Given exercise: Retype the stretch of lines that starts at the line containing "What React, TypeScript" and ends at the line containing "import * as", inclusive. Do not include pictures.

Data provided:
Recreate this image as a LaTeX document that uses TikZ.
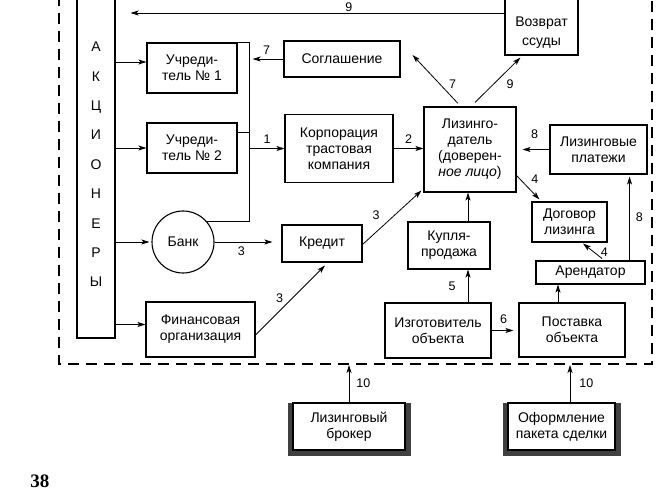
\documentclass[tikz,border=0pt]{standalone}
\usepackage{fontspec}
\setmainfont{Liberation Sans}
\newfontfamily\pagefont{Liberation Serif}
\usetikzlibrary{arrows.meta,calc,backgrounds}
\begin{document}
\begin{tikzpicture}[x=1pt,y=-1pt,
  box/.style={draw, line width=1.1pt, fill=white, inner sep=0pt, align=center, font=\fontsize{14}{16}\selectfont},
  txt/.style={inner sep=0pt, align=center, font=\fontsize{14}{19}\selectfont},
  arr/.style={-{Stealth[length=8pt,width=5pt,inset=2pt]}, line width=0.8pt},
  ln/.style={line width=0.8pt},
  num/.style={font=\fontsize{12.5}{14}\selectfont, inner sep=1pt},
  frame/.style={dash pattern=on 11pt off 7pt, line width=1.1pt},
  shade/.style={fill=black!75}]
\useasboundingbox (0,0) rectangle (669,494);

% dashed frame
\coordinate (frTL) at (59,-5);
\coordinate (frBL) at (59,364);
\coordinate (frBR) at (652,364);
\coordinate (frTR) at (652,-5);
\draw[frame] (frTL) -- (frBL) -- (frBR) -- (frTR);

% nodes
\node[box, minimum width=38, minimum height=347, font=\fontsize{14}{29.4}\selectfont] (akc) at (96,164.5) {А\\К\\Ц\\И\\О\\Н\\Е\\Р\\Ы};
\node[box, minimum width=90, minimum height=50] (u1) at (192,68) {Учреди-\\тель № 1};
\node[box, minimum width=90, minimum height=50] (u2) at (192,148) {Учреди-\\тель № 2};
\node[box, minimum width=116, minimum height=36] (sogl) at (342,59) {Соглашение};
\node[box, minimum width=108, minimum height=68] (korp) at (339,148.5) {Корпорация\\трастовая\\компания};
\node[box, minimum width=92, minimum height=85] (lizd) at (470,149.5) {Лизинго-\\датель\\(доверен-\\\textit{ное лицо})};
\node[box, minimum width=73, minimum height=80] (vozv) at (541.5,15) {};
\node[txt] (vozvt) at (541.5,33) {Возврат\\ссуды};
\node[box, minimum width=97, minimum height=49] (plat) at (598.5,149.5) {Лизинговые\\платежи};
\node[box, minimum width=75, minimum height=40] (dog) at (569.5,222) {Договор\\лизинга};
\node[box, minimum width=109, minimum height=23] (aren) at (590.5,272.5) {Арендатор};
\node[box, minimum width=82, minimum height=47] (kup) at (449,245.5) {Купля-\\продажа};
\node[box, minimum width=106, minimum height=55] (izg) at (438,330.5) {Изготовитель\\объекта};
\node[box, minimum width=106, minimum height=54] (post) at (572,330) {Поставка\\объекта};
\node[box, circle, minimum size=62] (bank) at (183,242) {Банк};
\node[box, minimum width=80, minimum height=37] (kred) at (322,243.5) {Кредит};
\node[box, minimum width=109, minimum height=55] (fin) at (200.5,329.5) {Финансовая\\организация};
\node[box, minimum width=112, minimum height=47] (brok) at (349,426.5) {Лизинговый\\брокер};
\node[box, minimum width=107, minimum height=47] (oform) at (561.5,426.5) {Оформление\\пакета сделки};
\node[font=\pagefont\bfseries\fontsize{19}{20}\selectfont, inner sep=0pt] (page) at (40,481) {38};

\begin{scope}[on background layer]
\fill[shade] ($(brok.north west)+(-4,1)$) rectangle ($(brok.south east)+(5,5)$);
\fill[shade] ($(oform.north west)+(-4,1)$) rectangle ($(oform.south east)+(5,5)$);
\end{scope}

% top return line
\coordinate (t9) at ($(vozv.west)+(0,-2)$);
\coordinate (t9e) at (t9 -| akc.east);
\draw[arr, shorten >=15] (t9) -- (t9e);
\node[num, inner sep=0pt, anchor=south] (n9) at ($(t9)!0.4!(t9e)+(0,-1.5)$) {9};

% from shareholders
\coordinate (u1a) at ($(u1.west)+(0,-6)$);
\coordinate (fina) at ($(fin.west)+(0,-5)$);
\draw[arr] (akc.east |- u1a) -- (u1a);
\draw[arr] (akc.east |- u2.west) -- (u2.west);
\draw[arr, shorten >=2] (akc.east |- bank.west) -- (bank.west);
\draw[arr] (akc.east |- fina) -- (fina);

% founders bracket
\coordinate (bt0) at ($(u1.north east)+(12,0)$);
\draw[ln] (u1.north east) -- (bt0) -- (bt0 |- bank.40) -- (bank.40);
\coordinate (u2b) at ($(u2.east)+(0,-16)$);
\draw[ln] (u2b) -- (u2b -| bt0);
\draw[arr] (bt0 |- korp.west) -- (korp.west) node[num, midway, above=4pt]{1};
\draw[arr, shorten >=3] (sogl.west) -- (sogl.west -| bt0) node[num, midway, above=3pt]{7};

% trust company -> lessor
\draw[arr] (korp.east) -- (korp.east -| lizd.west) node[num, midway, above=4pt]{2};

% lessor -> agreement, return
\draw[arr] ($(lizd.north)+(-12,-3)$) -- ($(sogl.east)+(12,-4)$) node[num, pos=0.4, right=8pt]{7};
\draw[arr] ($(lizd.north)+(5,-4)$) -- ($(vozv.south west)+(16,2)$) node[num, pos=0.4, right=12pt]{9};

% payments
\draw[arr, shorten >=6] (plat.west) -- (plat.west -| lizd.east) node[num, pos=0.45, above=9pt]{8};
\draw[arr] ($(lizd.south east)+(0,-17)$) -- ($(dog.north west)+(8,-2)$) node[num, pos=0.15, right=10pt]{4};
\draw[arr] ($(aren.north)+(11.5,-2)$) -- ($(dog.south)+(13.5,1)$) node[num, pos=0.45, right=6pt]{4};
\coordinate (a8) at ($(aren.north east)+(-16,0)$);
\draw[arr, shorten >=2] (a8) -- (a8 |- plat.south) node[num, midway, right=5pt]{8};
\coordinate (p1) at ($(post.north)+(-14,0)$);
\draw[arr] (p1) -- (p1 |- aren.south);

% purchase
\coordinate (k1) at ($(kup.north)+(19,0)$);
\draw[arr] (k1) -- (k1 |- lizd.south);
\coordinate (i1) at ($(izg.north)+(30,0)$);
\draw[arr] (i1) -- (i1 |- kup.south) node[num, midway, left=11pt]{5};
\draw[arr, shorten >=5] (izg.east) -- (izg.east -| post.west) node[num, pos=0.45, above=5pt]{6};

% credit
\draw[arr, shorten >=9] (bank.east) -- (bank.east -| kred.west) node[num, pos=0.4, below=3pt]{3};
\draw[arr] ($(kred.east)+(0,1)$) -- ($(lizd.south west)+(-2,-2)$) node[num, pos=0.55, left=14pt]{3};
\draw[arr] ($(fin.east)+(0,5.5)$) -- ($(kred.south)+(3,3)$) node[num, pos=0.53, left=8pt]{3};

% broker, package
\draw[arr, shorten >=1] (brok.north) -- (brok.north |- frBL) node[num, midway, right=6pt]{10};
\coordinate (o1) at ($(oform.north)+(8.5,0)$);
\draw[arr, shorten >=1] (o1) -- (o1 |- frBL) node[num, midway, right=8pt]{10};
\end{tikzpicture}
\end{document}
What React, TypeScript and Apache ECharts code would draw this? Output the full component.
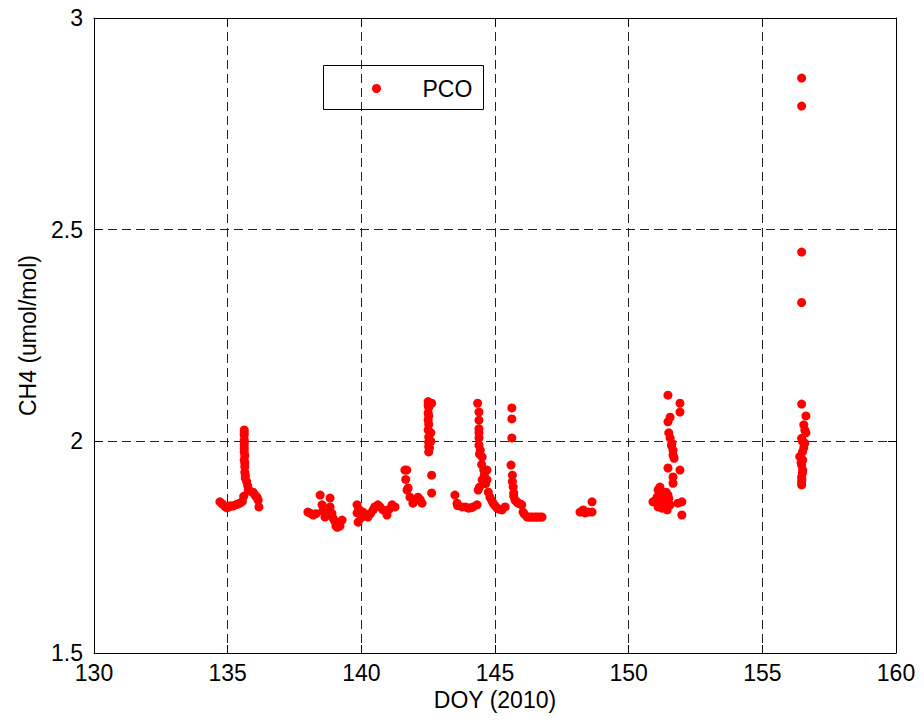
import React, { useEffect, useRef } from "react";
import * as echarts from "echarts";

// PCO CH4 observations, grouped by measurement period: [DOY, CH4 umol/mol]
const period135: [number, number][] = [
  [134.71, 1.857], [134.8, 1.852], [134.9, 1.846], [134.97, 1.843],
  [135.05, 1.845], [135.1, 1.848], [135.2, 1.847], [135.3, 1.85],
  [135.38, 1.852], [135.46, 1.854], [135.55, 1.858], [135.6, 1.87],
  [135.62, 2.027], [135.62, 2.02], [135.62, 2.015], [135.62, 2.003],
  [135.62, 1.997], [135.62, 1.991], [135.62, 1.983], [135.62, 1.975],
  [135.64, 1.966], [135.62, 1.956], [135.64, 1.949], [135.64, 1.94],
  [135.64, 1.927], [135.66, 1.92], [135.66, 1.913], [135.71, 1.905],
  [135.75, 1.895], [135.77, 1.885], [135.85, 1.882], [135.95, 1.88],
  [136.0, 1.875], [136.05, 1.87], [136.1, 1.868], [136.14, 1.861],
  [136.17, 1.845],
];

const period139: [number, number][] = [
  [138.0, 1.833], [138.1, 1.83], [138.2, 1.826], [138.3, 1.829],
  [138.46, 1.873], [138.53, 1.85], [138.55, 1.835], [138.64, 1.821],
  [138.7, 1.83], [138.83, 1.866], [138.83, 1.845], [138.9, 1.83],
  [138.94, 1.819], [139.0, 1.812], [139.05, 1.8], [139.1, 1.797],
  [139.13, 1.807], [139.2, 1.8], [139.28, 1.814],
  [139.84, 1.85], [139.9, 1.84], [139.84, 1.831], [139.88, 1.809],
  [140.0, 1.82], [140.06, 1.833], [140.15, 1.828], [140.25, 1.821],
  [140.35, 1.83], [140.44, 1.838], [140.5, 1.845], [140.62, 1.85],
  [140.7, 1.845], [140.81, 1.838], [140.96, 1.826], [141.05, 1.84],
  [141.15, 1.85], [141.26, 1.845],
];

const period142: [number, number][] = [
  [141.63, 1.932], [141.7, 1.932], [141.66, 1.91], [141.71, 1.885],
  [141.75, 1.89], [141.82, 1.868], [141.93, 1.854], [142.0, 1.86],
  [142.12, 1.868], [142.2, 1.862], [142.27, 1.854],
  [142.5, 2.094], [142.5, 2.086], [142.52, 2.08], [142.5, 2.067],
  [142.52, 2.06], [142.5, 2.05], [142.52, 2.04], [142.5, 2.027],
  [142.6, 2.02], [142.52, 2.01], [142.6, 2.0], [142.52, 1.998],
  [142.52, 1.987], [142.55, 1.985], [142.52, 1.975],
  [142.63, 2.09], [142.63, 1.92], [142.63, 1.878],
];

const period144: [number, number][] = [
  [143.5, 1.873], [143.58, 1.854], [143.6, 1.848], [143.77, 1.845],
  [143.9, 1.845], [144.0, 1.842], [144.1, 1.843], [144.18, 1.845],
  [144.33, 1.85],
  [144.35, 2.09], [144.4, 2.069], [144.4, 2.05], [144.4, 2.03],
  [144.4, 2.02], [144.4, 2.008], [144.4, 1.991], [144.45, 1.979],
  [144.42, 1.97], [144.52, 1.963], [144.5, 1.945], [144.58, 1.932],
  [144.6, 1.92], [144.52, 1.909], [144.65, 1.9], [144.42, 1.892],
  [144.37, 1.885], [144.75, 1.88],
  [144.7, 1.932], [144.7, 1.909], [144.81, 1.868], [144.88, 1.86],
  [144.93, 1.854], [145.0, 1.848], [145.08, 1.842], [145.15, 1.84],
  [145.26, 1.838], [145.38, 1.845],
  [145.63, 2.079], [145.63, 2.053], [145.63, 2.008], [145.6, 1.944],
  [145.65, 1.92], [145.65, 1.905], [145.68, 1.892], [145.7, 1.878],
  [145.7, 1.87], [145.75, 1.861], [145.8, 1.858], [145.86, 1.854],
  [145.95, 1.852], [146.0, 1.85], [146.05, 1.833], [146.1, 1.828],
  [146.2, 1.821], [146.28, 1.821], [146.35, 1.821], [146.42, 1.821],
  [146.5, 1.821], [146.56, 1.821], [146.62, 1.821], [146.7, 1.821],
  [146.76, 1.821],
];

const period148: [number, number][] = [
  [148.18, 1.833], [148.3, 1.838], [148.37, 1.831], [148.48, 1.833],
  [148.63, 1.857], [148.63, 1.833],
];

const period151: [number, number][] = [
  [150.91, 1.857], [151.0, 1.86], [151.06, 1.868], [151.1, 1.885],
  [151.17, 1.892], [151.2, 1.87], [151.1, 1.845], [151.25, 1.842],
  [151.29, 1.854], [151.35, 1.86], [151.4, 1.88], [151.44, 1.873],
  [151.44, 1.838], [151.47, 1.873], [151.5, 1.865], [151.55, 1.85],
  [151.47, 1.937], [151.47, 2.109], [151.55, 2.057], [151.47, 2.046],
  [151.5, 2.02], [151.55, 2.008], [151.62, 1.996], [151.6, 1.99],
  [151.66, 1.979], [151.66, 1.968], [151.7, 1.96], [151.66, 1.916],
  [151.66, 1.901], [151.92, 1.932], [151.92, 2.09], [151.92, 2.069],
  [151.99, 1.857], [151.99, 1.826], [151.84, 1.854],
];

const period156: [number, number][] = [
  [156.47, 2.858], [156.47, 2.792], [156.47, 2.447], [156.47, 2.328],
  [156.47, 2.088], [156.63, 2.06], [156.55, 2.039], [156.59, 2.027],
  [156.63, 2.02], [156.47, 2.007], [156.5, 2.0], [156.59, 1.996],
  [156.55, 1.985], [156.5, 1.975], [156.4, 1.964], [156.51, 1.956],
  [156.45, 1.95], [156.47, 1.944], [156.51, 1.932], [156.5, 1.925],
  [156.47, 1.916], [156.48, 1.91], [156.47, 1.904], [156.47, 1.897],
];

const pcoPoints = [
  ...period135, ...period139, ...period142, ...period144,
  ...period148, ...period151, ...period156,
];

const xRange = { min: 130, max: 160, interval: 5 };
const yRange = { min: 1.5, max: 3, interval: 0.5 };
const seriesName = "PCO";
const xTitle = "DOY (2010)";
const yTitle = "CH4 (umol/mol)";

const FONT = "'Liberation Sans', Arial, Helvetica, sans-serif";
const FONT_SIZE = 23;

export default function App() {
  const ref = useRef<HTMLDivElement>(null);

  useEffect(() => {
    if (!ref.current) return;
    const chart = echarts.init(ref.current, undefined, { renderer: "svg" });

    const frameLine = { show: true, onZero: false, lineStyle: { color: "#000", width: 1 } };
    const innerTick = { show: true, inside: true, length: 8, lineStyle: { color: "#000", width: 1 } };
    const gridDash = {
      show: true,
      lineStyle: { color: "#222", width: 1, type: [9, 5] as number[] },
    };

    chart.setOption({
      animation: false,
      backgroundColor: "#fff",
      textStyle: { fontFamily: FONT },
      grid: { left: 94, right: 28, top: 18, bottom: 71, containLabel: false },
      xAxis: [
        {
          type: "value",
          ...xRange,
          position: "bottom",
          name: xTitle,
          nameLocation: "middle",
          nameGap: 32,
          nameTextStyle: { fontSize: FONT_SIZE, color: "#000", fontFamily: FONT },
          axisLine: frameLine,
          axisTick: innerTick,
          axisLabel: { fontSize: FONT_SIZE, color: "#000", margin: 8, fontFamily: FONT },
          splitLine: gridDash,
        },
        {
          type: "value",
          ...xRange,
          position: "top",
          axisLine: frameLine,
          axisTick: innerTick,
          axisLabel: { show: false },
          splitLine: { show: false },
        },
      ],
      yAxis: [
        {
          type: "value",
          ...yRange,
          position: "left",
          name: yTitle,
          nameLocation: "middle",
          nameGap: 55,
          nameTextStyle: { fontSize: FONT_SIZE, color: "#000", fontFamily: FONT },
          axisLine: frameLine,
          axisTick: innerTick,
          axisLabel: { fontSize: FONT_SIZE, color: "#000", margin: 11, fontFamily: FONT },
          splitLine: gridDash,
        },
        {
          type: "value",
          ...yRange,
          position: "right",
          axisLine: frameLine,
          axisTick: innerTick,
          axisLabel: { show: false },
          splitLine: { show: false },
        },
      ],
      series: [
        {
          name: seriesName,
          type: "scatter",
          xAxisIndex: 0,
          yAxisIndex: 0,
          data: pcoPoints,
          symbol: "circle",
          symbolSize: 9,
          itemStyle: { color: "#ff0000", opacity: 1 },
          emphasis: { disabled: true },
        },
      ],
      graphic: [
        {
          type: "group",
          left: 323,
          top: 65,
          children: [
            {
              type: "rect",
              shape: { x: 0, y: 0, width: 160, height: 44 },
              style: { fill: "#fff", stroke: "#000", lineWidth: 1 },
            },
            {
              type: "circle",
              shape: { cx: 53, cy: 23, r: 4.5 },
              style: { fill: "#ff0000" },
            },
            {
              type: "text",
              x: 99,
              y: 23,
              style: {
                text: seriesName,
                fontSize: FONT_SIZE,
                fontFamily: FONT,
                fill: "#000",
                verticalAlign: "middle",
                align: "left",
              },
            },
          ],
        },
      ],
    });

    return () => chart.dispose();
  }, []);

  return (
    <div
      ref={ref}
      style={{ width: 924, height: 724, position: "absolute", left: 0, top: 0 }}
    />
  );
}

Response to this task:
What React, TypeScript and Apache ECharts code would draw this? Output the full component.
import React, { useEffect, useRef } from "react";
import * as echarts from "echarts";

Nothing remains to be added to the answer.